Quando o Inquisidor Inoue passou a torturar outros cristãos no lugar dos padres, nisto é que havia se transformado o cenário: aquelas pessoas não estavam mais sofrendo por Deus — muitas já haviam mesmo O renegado e ainda assim continuavam sendo torturadas —, estavam sofrendo por causa dos jesuítas. Então o martírio que cabia aos jesuítas nesse momento era num outro nível, num nível espiritual. As dores que afligiam os corpos dos primeiros jesuítas no Japão ao mesmo tempo que purificavam suas almas inverteram de sinal e passaram a afligir diretamente as almas desses últimos jesuítas enquanto lhe tranquilizavam a carne: eles tiveram que apostatar. Esse era o martírio que lhes cabia naquele momento, o martírio da alma, o sacrifício do espírito. A cena em que o padre jesuíta tomba no chão após pisar o ícone de Cristo, comprovando aos perseguidores japoneses a sua apostasia, pode muito bem ser entendida como o momento da sua morte. Essa foi a tortura lhe que foi imposta e assim foi efetuado o seu martírio. Ali ele morreu no espírito tal como tempos atrás os outros jesuítas haviam morrido na carne.
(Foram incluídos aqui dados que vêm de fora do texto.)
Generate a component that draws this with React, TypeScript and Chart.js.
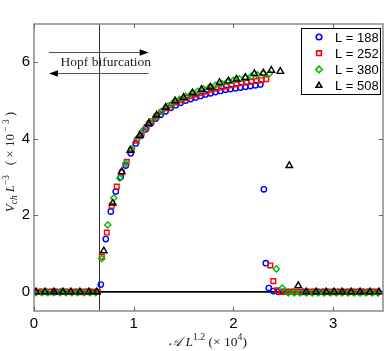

Mutatis mutandis, esse parece ser o mesmo drama que acometeu a personagem Sônia de Crime e Castigo quando, testemunhando a miséria vivida pela família, abre mão da própria honra para impedir que eles – pai, mãe e irmãos – sucumbissem de todo. Mesmo sendo uma menina jovem, sabia entretanto da gravidade tanto social quanto espiritual da prática a qual se entregara, mas preferia que os danos maiores e mesmo irreversíveis caíssem sobre si se com isso pudesse dar uma alento, ainda que pequeno, a quem ela amava. E mesmo quando o suicídio lhe parecia a saída mais fácil daquele sofrimento, escolheu a permanência neste mundo e o prolongamento do martírio para que a família não ficasse de todo abandonada e que a irmã mais nova não viesse a ser acometida pela mesma sorte.

O martírio de Sônia parece ser o mesmo tipo de martírio sofrido por aqueles jesuítas: tendo todo o potencial para a santidade, a provação pela qual ela teve que passar foi justamente a de abrir mão da própria pureza para salvar a família a que amava. E a partir de então, ter a salvação totalmente ancorada na promessa do perdão. Talvez esse seja um estágio de verdadeiro abandono à Providência; talvez seja realmente uma manifestação contraditória daquela livre escolha em perder a própria vida que resulta, paradoxalmente, em ganhá-la. Manifestação tão contraditória que faz Raskólnikov, mergulhado na raiva resultante da incompreensão do que testemunhava, perguntar indignado: “como pode essa baixeza viver em ti ao lado de outros sentimentos tão opostos, sentimentos sagrados?”